Carme 101 di Catullo (Sulla tomba del fratello): riportiamo il testo originale latino, la parafrasi letterale e il commento
Catullo, ritornando da un viaggio in Bitinia nella primavera del 56 a.c., passò per la Troade, dove era sepolto suo fratello, e rese omaggio alla sua tomba con offerte rituali. Questo componimento, il Carme 101, dal tono mesto e addolorato, costituisce l’estremo saluto al fratello.
Carme 101 di Catullo – Multas per gentes
Multas per gentes et multa per aequora vectus
advenio has miseras, frater, ad inferias,
ut te postremo donarem munere mortis
et mutam nequiquam alloquerer cinerem,
quandoquidem fortuna mihi tete abstulit ipsum,
heu miser indigne frater adempte mihi.
Nunc tamen interea haec prisco quae more parentum
tradita sunt tristi munere ad inferias,
accipe fraterno multum manantia fletu,
atque in perpetuum, frate, ave atque vale.
Carme 101 di Catullo – parafrasi letterale
Dopo aver viaggiato (vectus) attraverso molti popoli (per multas gentes) e attraverso molti mari (per multa aequora), o fratello (frater), giungo (advenio) per queste dolorose offerte funebri (ad has misera inferias), per offrirti (ut te donarem) l’ultimo dono che si dà ai morti (postremo munere mortis) e parlare vanamente (alloquerer nequiquam) a una muta cenere (mutam cinerem), giacché (quandoquidem) la sorte (fortuna) mi ha strappato proprio te (mihi abstulit tete ipsum), oh infelice fratello (heu miser frater) immeritatamente (indigne) sottratto a me (adempte mihi).
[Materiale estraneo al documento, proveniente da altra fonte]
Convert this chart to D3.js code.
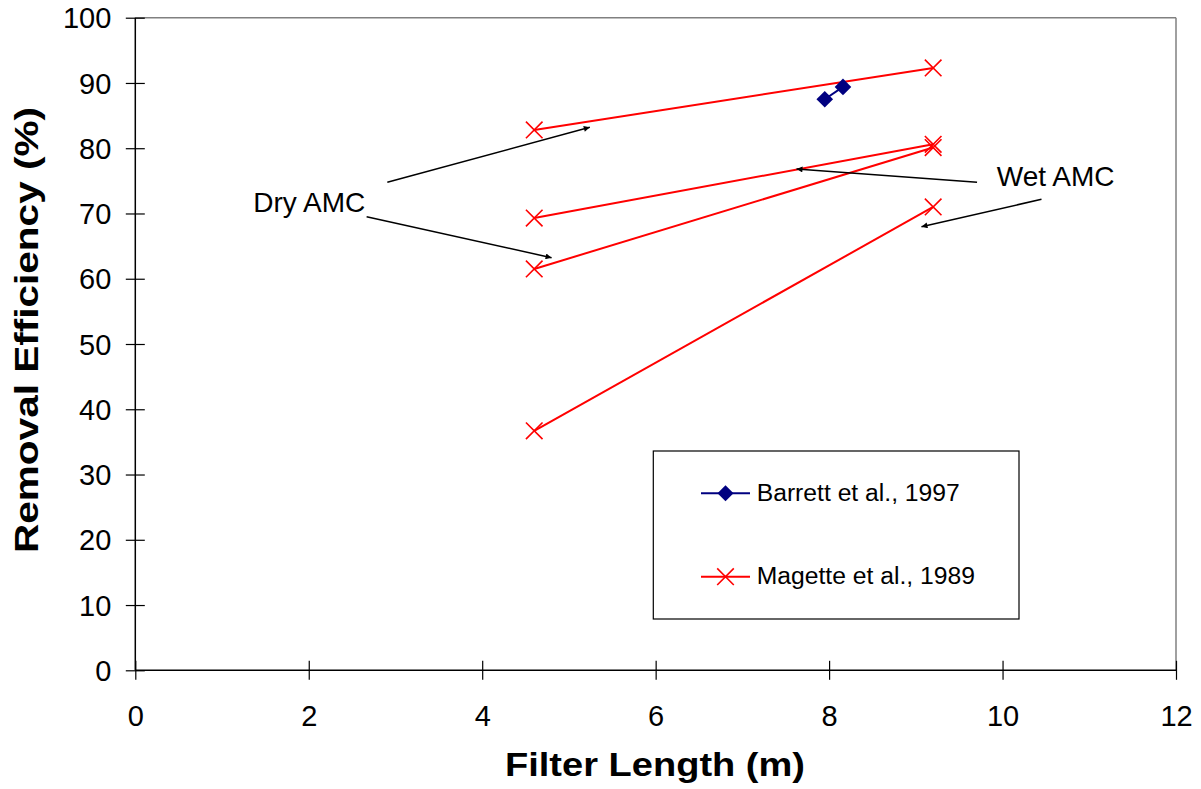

Ora tuttavia (nunc tamen interea) ricevi (accipe) questi doni (haec) che secondo l’antico uso dei nostri avi (quae prisco more parentum) sono stati consegnati (tradita sunt) come dolorosa offerta per il rito funebre (tristi munere ad inferias), [ricevili] bagnati di molto pianto fraterno (multum manantia fraterno fletu), ed in eterno (in perpetuum), fratello mio, addio e ancora addio (ave atque vale).
Carme 101 di Catullo – commento
Il poeta, ritornando da un viaggio in Bitinia nella primavera del 56 a.C., coglie l’occasione per visitare la tomba del fratello, morto qualche anno prima. Dal confronto con gli altri carmi ispirati allo stesso avvenimento luttuoso, i carmi 65 e 68, nei quali il poeta si esprimeva con toni disperati pieni di sofferenza e di dolore, in questo carme il tono pare improntato a rassegnazione e stanchezza, e testimonia uno stato d’animo che trascende il motivo specifico della morte del fratello per farsi espressione di una crisi ben più profonda, che investe il poeta nella sua totalità.
Catullo infatti afferma che ogni rito è inutile di fronte alla morte: le «ceneri mute» (mutam cinerem) del fratello non possono rispondere alle parole commosse del poeta, per questo la lirica si chiude con un doloroso addio.